展雄把眼光從孔丘的身上移開,去看顏回和子貢,看看這兩個著名賢人是什麽樣子。展雄發現,他們似乎比孔丘要從容一些。

“那麽,你們所景仰的忠臣又怎麽樣呢?忠臣沒有超過王子比幹和伍子胥的了。伍子胥被拋屍江中,比幹被剖心而死,這兩個人,世人都稱作忠臣,然而最終被天下人譏笑。所以,忠臣都是可悲的。

“你老丘要來說服我,如果你講些離奇古怪的事,那可能還能忽悠一陣;可是你跟我說人世間這點事,怎麽忽悠得了我?現在我來告訴你人之常情吧,眼睛呢想要看到色彩,耳朵呢想要聽到聲音,嘴巴呢想要品嘗滋味,欲望呢想要得到滿足。人生在世高壽為一百歲,中壽為八十歲,低壽為六十歲,除掉疾病、死喪、憂患的歲月,其中開口歡笑的時光,一月之中不過四五天罷了。天與地是無窮盡的,人的生死卻是有時限的,拿有限的生命托付給無窮盡的天地之間,就像白駒過隙一樣迅速。凡是不能讓自己生活得愉快,頤養天年的人,都不是真正懂得道理的人。

“所以,老丘你所說的,都是我想扔到垃圾堆裏的,你還說什麽呢?你閉上你的鳥嘴,趕快從這裏滾蛋。你的那套楞格利,不過都是迷失心性,鉆營奔逐,投機取巧、坑蒙拐騙的東西,全都是背離人性的,瞎忽悠什麽?”

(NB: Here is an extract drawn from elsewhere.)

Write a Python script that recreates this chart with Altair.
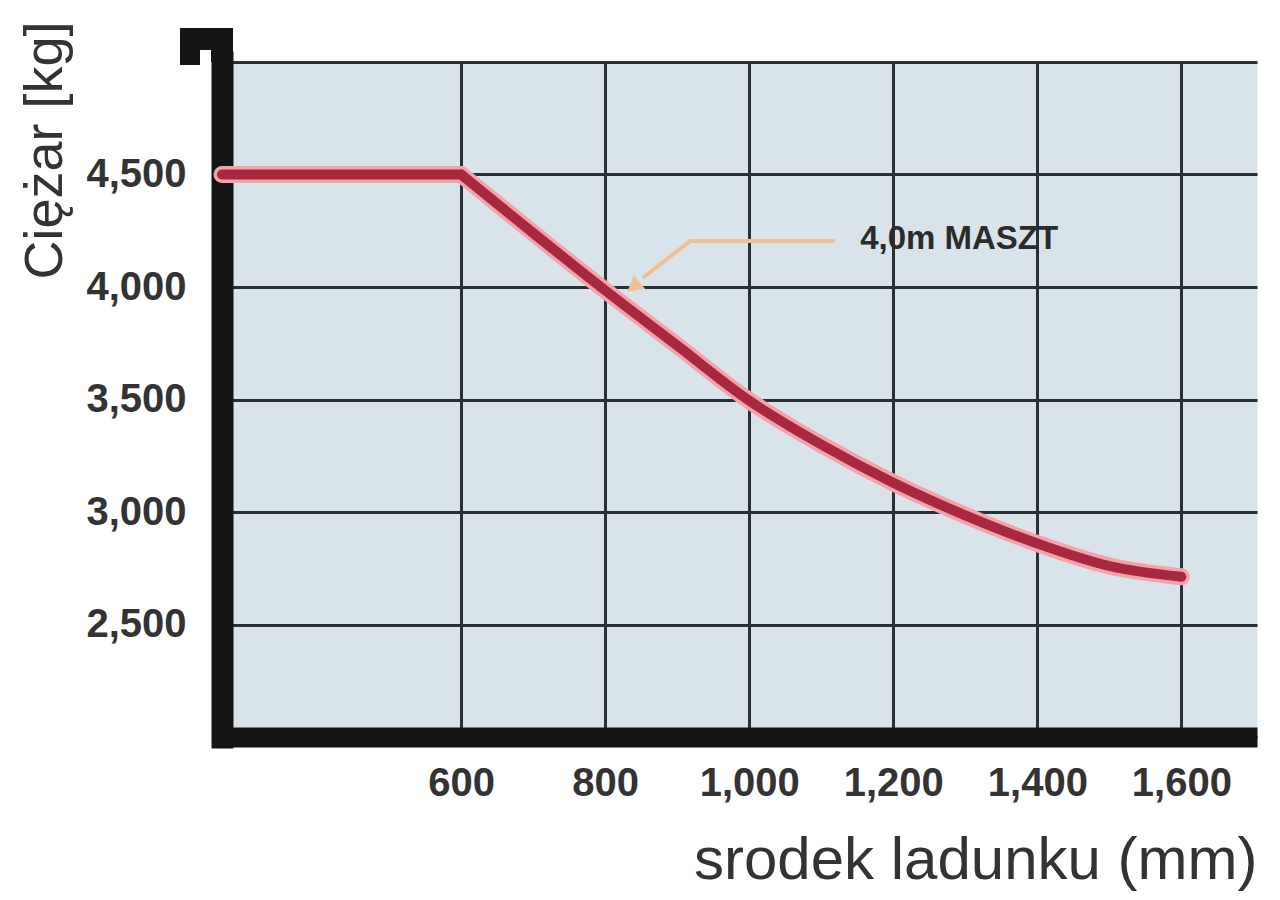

展雄洋洋灑灑說了半個時辰,根本不給孔丘插話的機會,話說完,趕人。

孔丘聽得目瞪口呆,無言以對。現在展雄趕人,哪裏還敢再說什麽?

孔丘站起身來,拜謝之後,告辭出來。兩個弟子跟在身後,也不敢說話。

師徒三人急急忙忙出了大寨,孔丘若有所失,自顧自上馬車,結果三次抓把手都沒有抓到,上了車,眼光迷離,低垂著頭靠在車軾上,腦子裏則是一片空白。

一聲鞭響,顏回趕車南行。一路上,師徒三人一言不發。

看看天色將晚,師徒三人總算趕在關城門之前回到了曲阜。就在城門口,碰上了展禽。

“哎喲,看你們行色匆匆,剛出遠門回來?難道,去見展雄了?”展禽問。

“是啊。”孔丘回答,有氣無力。

“看這樣子,展雄沒給你好臉色啊。”

“唉,真應該聽你的啊。我,我真是沒病給自己紮針,急急忙忙跑去撩撥虎頭、編理虎須,差一點就被老虎給吃了啊。唉。”孔丘嘆了一口氣,他還在後怕。

“還好,回來得夠早。再晚一點,該考驗你坐懷不亂了。”展禽笑了笑,開了個玩笑,算是安慰他。

這段故事裏,展雄將孔丘罵得狗血淋頭,精彩紛呈,痛快淋漓,充分展現了盜聖的絕世風采。不過,千萬不要把這個故事當真,因為展雄死的時候,孔子還沒出生呢。這段故事,見於《莊子·盜跖》,借展雄之口批駁孔子的儒家學說。只因為故事過於精彩,因此照錄。

這段故事,貢獻了兩個成語:立錐之地,以強淩弱。